The battle lines have seemingly been drawn when it comes to financial data. On one hand, data aggregators want to be the customer advocate by giving customers unfettered access to their bank data via application programming interfaces, screen scraping and other methods. On the other hand, some banks are now trying to help the financial industry move away from screen scraping as they view the technique as unsafe.

As an industry, we need to think about this debate differently and focus on the bigger picture: new revenue sources.

It's true that banks don't want to share customer data. Why would they want to? But the reality is that many customers do want to share their data, and we expect this trend to continue and magnify. APIs are a much better way for customers to share data than screen scraping because customers don't have to give away their usernames and passwords to nonbanks. I have written research on the use of APIs in the banking industry for many years now and am passionate about their ability to transform the industry. But there is much more at stake here than screen scraping versus APIs, and banks' unease about sharing customer data. These are side issues, not the real problem. The real problem is that customers have data in too many different kinds of siloes.

Customers should own their data. However, right now their data is about as siloed as a bank's application architecture is. For example, my bank data is in multiple places because I use several different banks for various products and services.

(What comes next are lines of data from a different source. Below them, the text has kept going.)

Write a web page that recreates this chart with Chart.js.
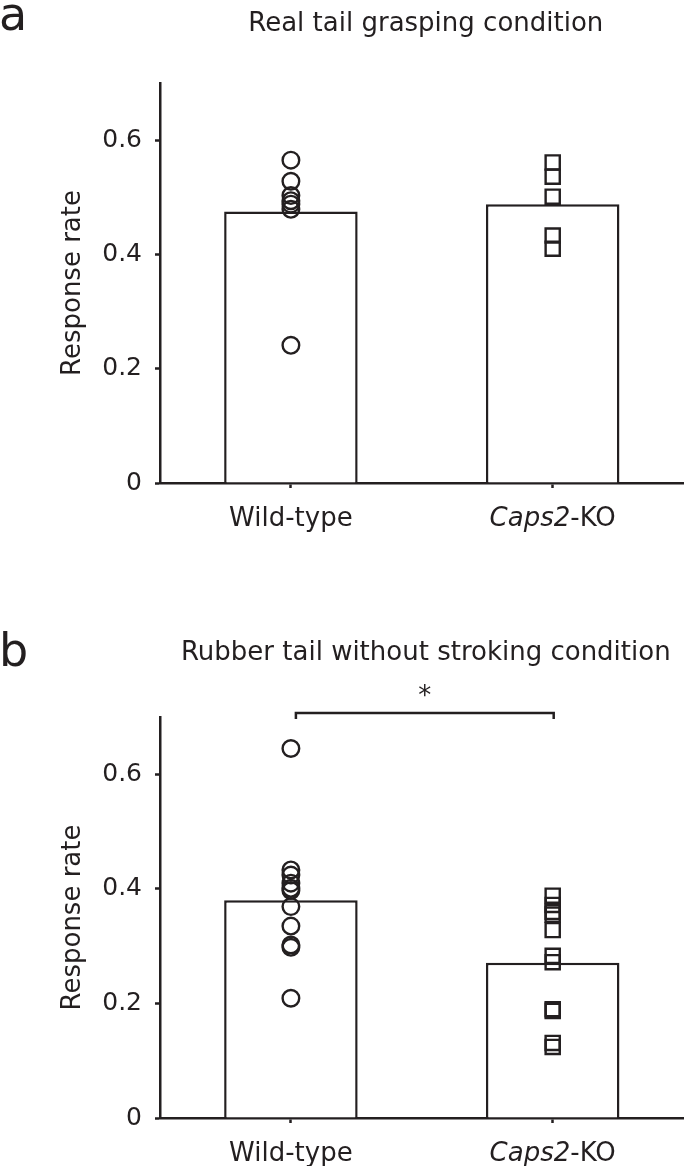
<!DOCTYPE html>
<html>
<head>
<meta charset="utf-8">
<script src="https://cdn.jsdelivr.net/npm/chart.js@4.4.1/dist/chart.umd.min.js"></script>
<style>
  html, body { margin: 0; padding: 0; background: #fff; overflow: hidden; }
  #wrap { position: relative; width: 685px; height: 1166px; overflow: hidden; }
  .panel { position: absolute; left: 0; width: 696px; }
</style>
</head>
<body>
<div id="wrap">
  <div class="panel" style="top:0;height:590px"><canvas id="chartA" width="696" height="590"></canvas></div>
  <div class="panel" style="top:590px;height:576px"><canvas id="chartB" width="696" height="576"></canvas></div>
</div>
<script>
// 그룹 및 값
const groups = ["Wild-type", "Caps2-KO"];
const yTicks = [0, 0.2, 0.4, 0.6];
const yMax = 0.7;

// a: Real tail grasping
const meanA = [0.475, 0.488];
const wildA = [0.565, 0.528, 0.503, 0.494, 0.488, 0.479, 0.241];
const koA = [0.561, 0.536, 0.501, 0.433, 0.41];

// b: Rubber tail without stroking
const meanB = [0.38, 0.271];
const wildB = [0.645, 0.433, 0.424, 0.41, 0.401, 0.397, 0.369, 0.335, 0.302, 0.298, 0.209];
const koB = [0.388, 0.372, 0.36, 0.355, 0.328, 0.283, 0.272, 0.19, 0.187, 0.131, 0.124];
const sigLevelB = 0.707;
const sigMark = "*";

const ink = "#231f20";
const fontFamily = "'DejaVu Sans', sans-serif";

// x축 라벨 (Caps2 는 이탤릭)
const xLabelParts = [
  [{ text: "Wild-type", italic: false }],
  [{ text: "Caps2", italic: true }, { text: "-KO", italic: false }],
];

const panelDecor = {
  id: "panelDecor",
  afterDraw(chart, args, opts) {
    const ctx = chart.ctx;
    const area = chart.chartArea;
    const xs = chart.scales.x;
    const ys = chart.scales.y;
    ctx.save();
    ctx.fillStyle = ink;
    ctx.textBaseline = "alphabetic";

    // 패널 문자
    ctx.font = "46px " + fontFamily;
    ctx.textAlign = "left";
    ctx.fillText(opts.letter, -1, opts.letterY);

    // 제목
    ctx.font = "26px " + fontFamily;
    ctx.textAlign = "center";
    ctx.fillText(opts.title, (area.left + area.right) / 2 + 4, opts.titleY);

    // x축 라벨
    ctx.textAlign = "left";
    ctx.textBaseline = "middle";
    xLabelParts.forEach((parts, i) => {
      let total = 0;
      parts.forEach((p) => {
        ctx.font = (p.italic ? "italic " : "") + "26px " + fontFamily;
        total += ctx.measureText(p.text).width;
      });
      let x = xs.getPixelForValue(i) - total / 2;
      parts.forEach((p) => {
        ctx.font = (p.italic ? "italic " : "") + "26px " + fontFamily;
        ctx.fillText(p.text, x, area.bottom + opts.labelOffset);
        x += ctx.measureText(p.text).width;
      });
    });

    // 유의성 표시
    if (opts.sig) {
      const x1 = xs.getPixelForValue(0) + 5;
      const x2 = xs.getPixelForValue(1) + 1;
      const y = ys.getPixelForValue(opts.sig.level);
      ctx.strokeStyle = ink;
      ctx.lineWidth = 2.5;
      ctx.beginPath();
      ctx.moveTo(x1, y + 6);
      ctx.lineTo(x1, y);
      ctx.lineTo(x2, y);
      ctx.lineTo(x2, y + 6);
      ctx.stroke();
      ctx.font = "26px " + fontFamily;
      ctx.textAlign = "center";
      ctx.textBaseline = "middle";
      ctx.fillText(opts.sig.mark, (x1 + x2) / 2, y - 16);
    }
    ctx.restore();
  },
};

function makePanel(canvasId, means, wild, ko, decor, pad, xHeight) {
  return new Chart(document.getElementById(canvasId), {
    data: {
      labels: groups,
      datasets: [
        {
          type: "bar",
          data: means,
          backgroundColor: "#ffffff",
          borderColor: ink,
          borderWidth: 2.5,
          barPercentage: 0.51,
          categoryPercentage: 1.0,
          order: 2,
        },
        {
          type: "scatter",
          data: wild.map((v) => ({ x: groups[0], y: v })),
          pointStyle: "circle",
          pointRadius: 8.3,
          pointBorderWidth: 2.4,
          pointBorderColor: ink,
          pointBackgroundColor: "rgba(0,0,0,0)",
          clip: false,
          order: 1,
        },
        {
          type: "scatter",
          data: ko.map((v) => ({ x: groups[1], y: v })),
          pointStyle: "rect",
          pointRadius: 10,
          pointBorderWidth: 2.4,
          pointBorderColor: ink,
          pointBackgroundColor: "rgba(0,0,0,0)",
          clip: false,
          order: 1,
        },
      ],
    },
    options: {
      responsive: false,
      maintainAspectRatio: false,
      animation: false,
      events: [],
      layout: {
        padding: { left: 0, right: 0, top: pad.top, bottom: pad.bottom },
      },
      scales: {
        x: {
          type: "category",
          offset: true,
          grid: {
            display: true,
            drawOnChartArea: false,
            drawTicks: true,
            tickLength: 5,
            tickWidth: 2.5,
            tickColor: ink,
            offset: false,
          },
          border: { display: true, color: ink, width: 2.5 },
          ticks: { display: false },
          afterFit: (s) => {
            s.height = xHeight;
          },
        },
        y: {
          min: 0,
          max: yMax,
          afterBuildTicks: (s) => {
            s.ticks = yTicks.map((v) => ({ value: v }));
          },
          grid: {
            display: true,
            drawOnChartArea: false,
            drawTicks: true,
            tickLength: 5,
            tickWidth: 2.5,
            tickColor: ink,
          },
          border: { display: true, color: ink, width: 2.5 },
          ticks: {
            color: ink,
            padding: 13,
            font: { family: fontFamily, size: 25 },
            callback: (v) => (v === 0 ? "0" : v.toFixed(1)),
          },
          title: {
            display: true,
            text: "Response rate",
            color: ink,
            font: { family: fontFamily, size: 26 },
            padding: { top: 58, bottom: 0 },
          },
          afterFit: (s) => {
            s.width = 160;
          },
        },
      },
      plugins: {
        legend: { display: false },
        tooltip: { enabled: false },
        panelDecor: decor,
      },
    },
    plugins: [panelDecor],
  });
}

makePanel(
  "chartA",
  meanA,
  wildA,
  koA,
  { letter: "a", letterY: 30, title: "Real tail grasping condition", titleY: 31, labelOffset: 36, sig: null },
  { top: 83, bottom: 47 },
  60
);

makePanel(
  "chartB",
  meanB,
  wildB,
  koB,
  {
    letter: "b",
    letterY: 76,
    title: "Rubber tail without stroking condition",
    titleY: 70,
    labelOffset: 36,
    sig: { level: sigLevelB, mark: sigMark },
  },
  { top: 127, bottom: 8 },
  40
);
</script>
</body>
</html>
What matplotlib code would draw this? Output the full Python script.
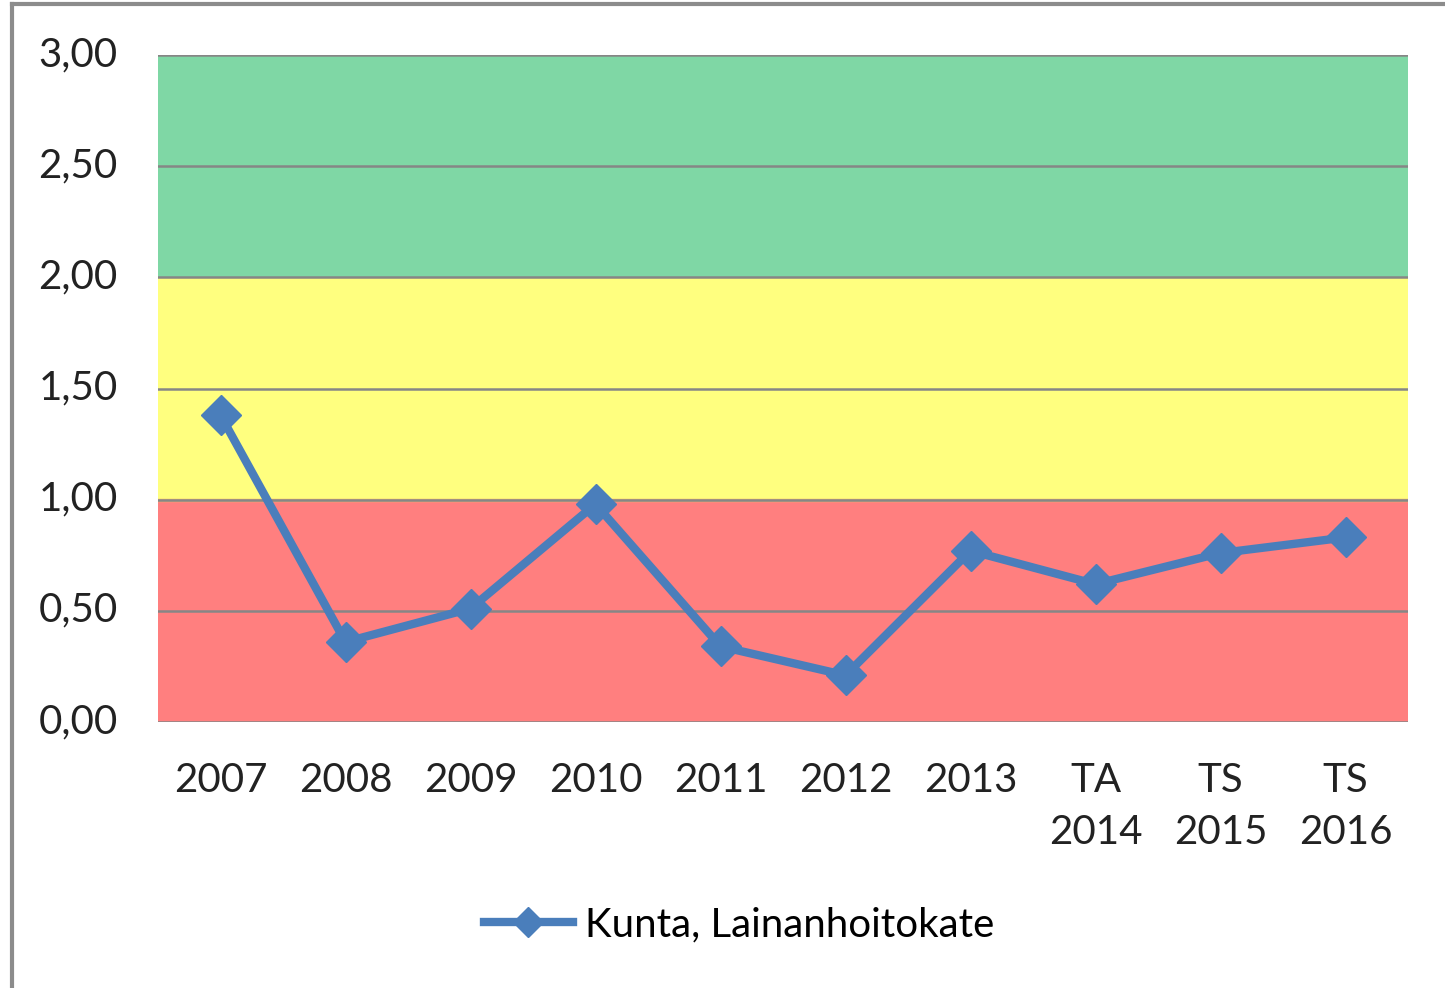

I also have insurance, health care, legal, education, government and other data in yet many more places. Data is much less accurate and useful for me when it's scattered across different companies' login portals.

The opportunity for banks is to bring all the varied customer data sources together and become a personal data bank. A personal data bank will collect, protect and monetize personal data that is entrusted to the company by individuals on their behalf. Data will initially include banking data. Over time, the digital account will also include health care, legal and other customer data.

In this model, the personal data bank will help someone like me manage and protect my data by centralizing my data. It will crunch my data to perform operations for me, such as running an auction for me if I want to buy a new washing machine. The personal data bank will represent me, for example, by sending an MRI and blood tests to the orthopedic surgeon in advance of my rotator cuff surgery after an unfortunate mountain bike crash. The personal data bank will help me monetize my data as well. For example, maybe I could earn $20 by sharing some of my health care data with a university research project.

The provider of the personal data bank will make money by helping customers monetize their data via revenue sharing and other methods. The digital bank will charge fees in some cases as well. For example, there could be a free version that includes advertising, and a fee version that excludes advertising.

Banks should want to become a personal data bank because it will help them remain the primary financial advisor to customers. Personal data banks represent a new digital revenue opportunity as well, and CEOs expect digital revenue to more than triple in the U.S. over the next five years. The reason customers would want to use a bank as their personal data bank is that they trust their brands.

Customer data is not a battleground between banks and data aggregators, or between screen scraping and APIs. It's an opportunity for banks to remain the primary financial advisor to customers, to empower customers and to become a digital bank of the future.

If banks don't become personal data banks, some other company will. Then the battle is lost.

Kristin Moyer is research vice president and distinguished analyst at Gartner Inc.